For countries such as the United Kingdom and others in Europe, the decarbonisation of homes and buildings is a key step towards meeting the Paris Agreement and its intent to contain the rising temperatures globally.
In the UK, for example, homes contribute approximately 20% of the national carbon emissions, primarily through heating. Thus, the move to low carbon heating will be critical. In part this will occur with lower carbon generation, but new low carbon heating technologies and more efficient operation of heating systems also can support the containment of carbon emissions.
In addition, there is the potential of such systems, including both water heating and space heating systems, to serve as electricity storage and provide services to the grid. However, although domestic water heaters have long been used as an easily implementable low-cost option for utility demand management, there has been limited focus on this storage potential, which also offers another route to enabling consumer participation in the market.
RealValue for energy storage
In order to get a handle on this potential the RealValue project was launched in mid-2015 by a consortium of utility, energy service, industrial and academic partners led by the major Irish heating and household supplier Glen Dimplex.
The three-year project, which was supported from the European Union’s Horizon 2020 programme, has involved demonstrations of smart electric thermal storage systems (SETS) in over 750 diverse properties across sites in the three countries, Ireland, Germany and Latvia. The properties, both domestic and non-domestic, also were equipped with smart plugs, sensors, smart meters and gateways. In Germany, a ’retrofit’ solution to enable advanced control of traditional storage heaters also was developed within the project and rolled out in around 25 properties.
The gateways, connected to the internet, linked the heating appliances to an aggregation platform to interpret the available flexibility. This information was then transmitted to a cloud optimisation engine integrated with the electricity grids in each country, allowing an understanding of the current and future wholesale prices and other network constraints. An optimised charging schedule for each appliance was then calculated and passed through the gateways to be activated, providing load balancing services.
Market potential of thermal storage
Among the findings from the project, the capacity value of SETS is of a similar scale to the potential for system operating cost savings, i.e. less conventional plant capacity is required when SETS are deployed over direct resistance heating.

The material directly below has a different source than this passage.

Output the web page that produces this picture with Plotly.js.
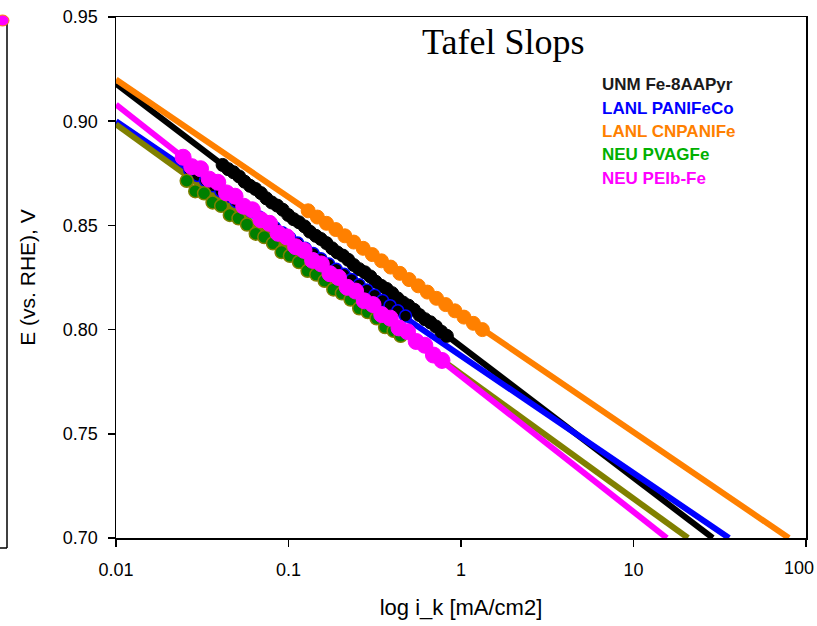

Smart control of the SETS devices simultaneously reduces charging costs of the devices while improving the thermal comfort of the end user. It also has potential to manage congestion on the distribution network.
Deployed at scale SETS devices can have a significant impact on power system operating costs, providing savings of up to 3% compared to direct resistance heating. Through load shifting and reserve provision, SETS devices facilitate more efficient power system scheduling, reducing wind curtailment and power plant cycling.
SETS deployment is deemed to be particularly valuable in future scenarios where fuel and carbon prices are high or very high shares of variable renewable generation are achieved. Moreover, the system value of SETS is generally expected to increase in the future, with rising fuel costs and penetrations of variable renewable generation. However, the potential value SETS deployment can realise will be impacted ultimately by the adoption of other flexibility solutions and the development of technologies in competing markets such as heat pumps.
“RealValue has proven the value for small scale energy storage and we look forward to building on the results,” says Rowena McCappin, Project Director at Glen Dimplex Heating and Ventilation
Impact on the grid
Along with a strong focus with new learnings on customer engagement, the project brochure notes that RealValue has generated valuable learnings in terms of impact on the grid, in particular in Ireland where both the transmission and distribution system operators EirGrid and ESB Networks were participants.
For example, it has facilitated an appreciation of the dynamic nature and flexibility of SETS in comparison with traditional storage heating and an understanding and appreciation of the new demand profile associated with the technology. It also allowed the development and demonstration of grid-friendly control architectures to ensure SETS technology can fully utilise existing network capacity without forcing electrical system uprates.
“The project has been instrumental to the development and appreciation of future technologies and services required by a DSO,” says Cristina Coleman Kenny, Smart Networks Engineer at ESB Networks.
Similarly, John Young, Senior Engineer at Eirgrid, adds: “The project has increased understanding of the type of role such small-scale storage technology will play in the future and what we as system operator may need to do to both enable and respond to it.”
Looking to the future, while flexibility markets are emerging in some countries in Europe, key at this stage is their wider development, which is coming with the Clean Energy Package but may differ across countries and regions.